Officials from Interpipe Corp. - Ukraine's largest steel corporation and owner of the Nikopol Ferroalloy plant - charged that a government agency and an allied bank was trying to take over factory in Nikopol.
Neither officials at the state-run State Property Fund nor officials with the Kiev-based Privat Bank, a minority shareholder in the factory, could be reached for comment Thursday.
But Viktor Pinchuk - a top official at Interpipe and son-in-law of former President Leonid Kuchma - flew with his associates to the southwestern city to stop what they said was a hostile takeover at a meeting to which Pinchuk and the board of directors had not been invited.
"This is a factory in Ukraine, a democratic Ukraine that is at the threshold of the 21st century. I came here and there is barbed wire. What are we doing?
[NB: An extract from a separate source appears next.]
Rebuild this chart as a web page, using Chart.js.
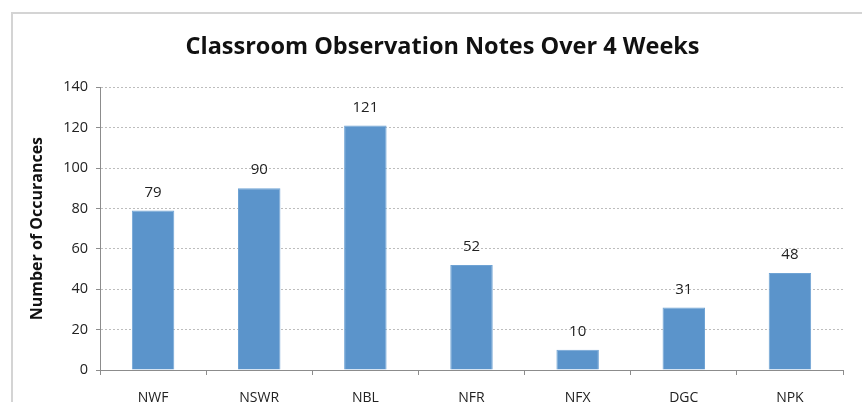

Who needs this? " Pinchuk said in comments broadcast on Russian state-run television.
Pinchuk's spokesman, Laurent Dondey, said workers from nearby mines were being used by the government to cause trouble at the plant.
"They could try to start a fight with workers from the factory in order to bring police to the scene which would then clean up the area and take over the factory," Dondey said.
The dispute in the latest skirmish involving key Ukrainian industries, businesses and enterprises that were privatized under Kuchma. His successor - Viktor Yushchenko - has said many of the enterprises were illegally or improperly privatized and pledged to undo suspect deals that put state property in the hands of people close to the previous regime.
Interpipe was sold to Pinchuk during Kuchma's term in office. Yushchenko's allies have suggested its privatization was suspicious and prosecutors are investigating.
Russian television showed hundreds of workers lined up outside the plant with flags on Thursday. Barbed wire was strung outside the main entrance of the factory, along with police barricades.
"(The workers) are patrolling the plant day and night and they have set up tents. People just want to live normally," said Yevgeny Bazorkin, a labor union spokesman.
Interpipe produces steel pipes and the Nikopol plant serves at least 15 of the world's leading steel conglomerates including U.S. Steel Corp. and Germany-based ThyssenKrupp.
Interpipe's first deputy chairman, Maksim Basov, said Wednesday that the privatization of the Nikopol plant "was done legally" and that the company insists that any review "be done within the bounds of the law, not for somebody's business interest or because of political motives."
Pinchuk is a Kremlin Krook who stole what he has and he belongs in jail.
The best kicker now is that the Russian oil companies are talking about fully pulling out of Ukraine as the new government price for gasoline is killing any profitability.
Pinchuk is not just the second richest crooked oligarch in Ukraine, he's also a close personal friend and business partner of George Soros.